> Objective
What is the number of lines holding the word "chart"? Write that number and nothing else.

> Given material

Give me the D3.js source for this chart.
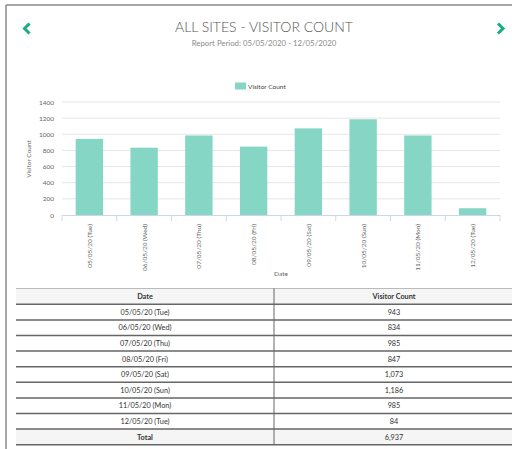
<!DOCTYPE html>
<html>
<head>
<meta charset="utf-8">
<script src="https://cdn.jsdelivr.net/npm/d3@7"></script>
<style>
  body { margin: 0; background: #fff; }
  svg text { font-family: "Lato", "Open Sans", sans-serif; }
</style>
</head>
<body>
<div id="canvas"></div>
<script>
"use strict"

/* chart data */
let dates = ["05/05/20 (Tue)", "06/05/20 (Wed)", "07/05/20 (Thu)", "08/05/20 (Fri)",
             "09/05/20 (Sat)", "10/05/20 (Sun)", "11/05/20 (Mon)", "12/05/20 (Tue)"];
let visitors = [943, 834, 985, 847, 1073, 1186, 985, 84];
let yTicks = [0, 200, 400, 600, 800, 1000, 1200, 1400];
let seriesName = "Visitor Count";
let tableHeaders = ["Date", "Visitor Count"];

let drawing = d3.select("#canvas")
    .append("svg")
    .attr("width", 512)
    .attr("height", 449);

/* outer panel border (top + left only are visible) */
drawing.append("line")
    .attr("x1", 6).attr("y1", 5).attr("x2", 512).attr("y2", 5)
    .attr("stroke", "#8a8a8a").attr("stroke-width", 1.5);
drawing.append("line")
    .attr("x1", 6).attr("y1", 5).attr("x2", 6).attr("y2", 449)
    .attr("stroke", "#8a8a8a").attr("stroke-width", 1.5);

/* nav arrows */
drawing.append("polyline")
    .attr("points", "29.5,23.5 24.5,28.5 29.5,33.5")
    .attr("fill", "none").attr("stroke", "#1aab8a").attr("stroke-width", 3);
drawing.append("polyline")
    .attr("points", "498,23.5 503,28.5 498,33.5")
    .attr("fill", "none").attr("stroke", "#1aab8a").attr("stroke-width", 3);

/* titles */
drawing.append("text")
    .attr("x", 264).attr("y", 32)
    .attr("text-anchor", "middle")
    .attr("font-size", 14)
    .attr("font-weight", 300)
    .attr("fill", "#555")
    .text("ALL SITES - VISITOR COUNT");

drawing.append("text")
    .attr("x", 264).attr("y", 46)
    .attr("text-anchor", "middle")
    .attr("font-size", 7.8)
    .attr("fill", "#8a8a8a")
    .text("Report Period: 05/05/2020 - 12/05/2020");

/* legend */
drawing.append("rect")
    .attr("x", 235).attr("y", 82.5).attr("width", 11).attr("height", 7)
    .attr("fill", "#85d6c5");
drawing.append("text")
    .attr("x", 248).attr("y", 89)
    .attr("font-size", 6.5)
    .attr("fill", "#444")
    .text(seriesName);

/* scales */
let x = d3.scaleBand()
    .domain(dates)
    .range([62, 500])
    .paddingInner(0.5)
    .paddingOuter(0.25);

let y = d3.scaleLinear()
    .domain([0, 1400])
    .range([215, 102]);

/* grid */
drawing.append("g")
    .selectAll("line")
    .data(yTicks.slice(1))
    .join("line")
    .attr("x1", 62).attr("x2", 500)
    .attr("y1", d => y(d)).attr("y2", d => y(d))
    .attr("stroke", "#e6e6e6").attr("stroke-width", 1);

/* y axis labels */
let yAxis = drawing.append("g")
    .attr("transform", "translate(54,0)")
    .call(d3.axisLeft(y).tickValues(yTicks).tickFormat(d3.format("d")).tickSize(0).tickPadding(0));
yAxis.select(".domain").remove();
yAxis.selectAll("text")
    .attr("font-size", 6.5)
    .attr("fill", "#666")
    .attr("font-family", "Lato, sans-serif");

drawing.append("text")
    .attr("transform", "translate(31,159) rotate(-90)")
    .attr("text-anchor", "middle")
    .attr("font-size", 6.5)
    .attr("fill", "#666")
    .text("Visitor Count");

/* bars */
drawing.append("g")
    .selectAll("rect")
    .data(dates)
    .join("rect")
    .attr("x", d => x(d))
    .attr("width", x.bandwidth())
    .attr("y", (d, i) => y(visitors[i]))
    .attr("height", (d, i) => y(0) - y(visitors[i]))
    .attr("fill", "#85d6c5");

/* x axis */
let edges = d3.range(dates.length + 1).map(i => 62 + i * (438 / dates.length));
drawing.append("g")
    .selectAll("line")
    .data(edges)
    .join("line")
    .attr("x1", d => d).attr("x2", d => d)
    .attr("y1", 215).attr("y2", 221)
    .attr("stroke", "#ccd6eb");
drawing.append("line")
    .attr("x1", 62).attr("x2", 500).attr("y1", 215.5).attr("y2", 215.5)
    .attr("stroke", "#ccd6eb");

drawing.append("g")
    .selectAll("text")
    .data(dates)
    .join("text")
    .attr("transform", d => "translate(" + (x(d) + x.bandwidth() / 2 + 2.5) + ",224) rotate(-90)")
    .attr("text-anchor", "end")
    .attr("font-size", 6.5)
    .attr("fill", "#666")
    .text(d => d);

drawing.append("text")
    .attr("x", 281).attr("y", 276)
    .attr("text-anchor", "middle")
    .attr("font-size", 6.5)
    .attr("fill", "#666")
    .text("Date");

/* table */
let tLeft = 16, tMid = 274, tRight = 514;
let rowH = 15.6;
let headTop = 288.5, headBottom = 304.3;
let rows = dates.map((d, i) => [d, d3.format(",")(visitors[i])]);
rows.push(["Total", d3.format(",")(d3.sum(visitors))]);

let table = drawing.append("g");

table.append("rect")
    .attr("x", tLeft).attr("y", headTop)
    .attr("width", tRight - tLeft).attr("height", headBottom - headTop)
    .attr("fill", "#f5f5f5");
table.append("rect")
    .attr("x", tLeft).attr("y", headBottom + rowH * dates.length)
    .attr("width", tRight - tLeft).attr("height", rowH)
    .attr("fill", "#f5f5f5");

table.append("line")
    .attr("x1", tLeft).attr("x2", tRight).attr("y1", headTop).attr("y2", headTop)
    .attr("stroke", "#bbb").attr("stroke-width", 1);

table.selectAll("line.row")
    .data(d3.range(rows.length + 1))
    .join("line")
    .attr("class", "row")
    .attr("x1", tLeft).attr("x2", tRight)
    .attr("y1", i => headBottom + i * rowH).attr("y2", i => headBottom + i * rowH)
    .attr("stroke", "#666").attr("stroke-width", 1.5);

table.append("line")
    .attr("x1", tMid).attr("x2", tMid)
    .attr("y1", headTop).attr("y2", headBottom + rows.length * rowH)
    .attr("stroke", "#666").attr("stroke-width", 1);

table.selectAll("text.head")
    .data(tableHeaders)
    .join("text")
    .attr("class", "head")
    .attr("x", (d, i) => i == 0 ? (tLeft + tMid) / 2 : (tMid + tRight) / 2)
    .attr("y", headTop + 10.5)
    .attr("text-anchor", "middle")
    .attr("font-size", 7.3)
    .attr("font-weight", "bold")
    .attr("fill", "#333")
    .text(d => d);

rows.forEach((r, i) => {
    let last = i == rows.length - 1;
    table.append("text")
        .attr("x", (tLeft + tMid) / 2)
        .attr("y", headBottom + i * rowH + 10.5)
        .attr("text-anchor", "middle")
        .attr("font-size", 7.3)
        .attr("font-weight", last ? "bold" : "normal")
        .attr("fill", "#333")
        .text(r[0]);
    table.append("text")
        .attr("x", (tMid + tRight) / 2)
        .attr("y", headBottom + i * rowH + 10.5)
        .attr("text-anchor", "middle")
        .attr("font-size", 7.3)
        .attr("fill", "#333")
        .text(r[1]);
});
</script>
</body>
</html>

> Answer to the exercise
2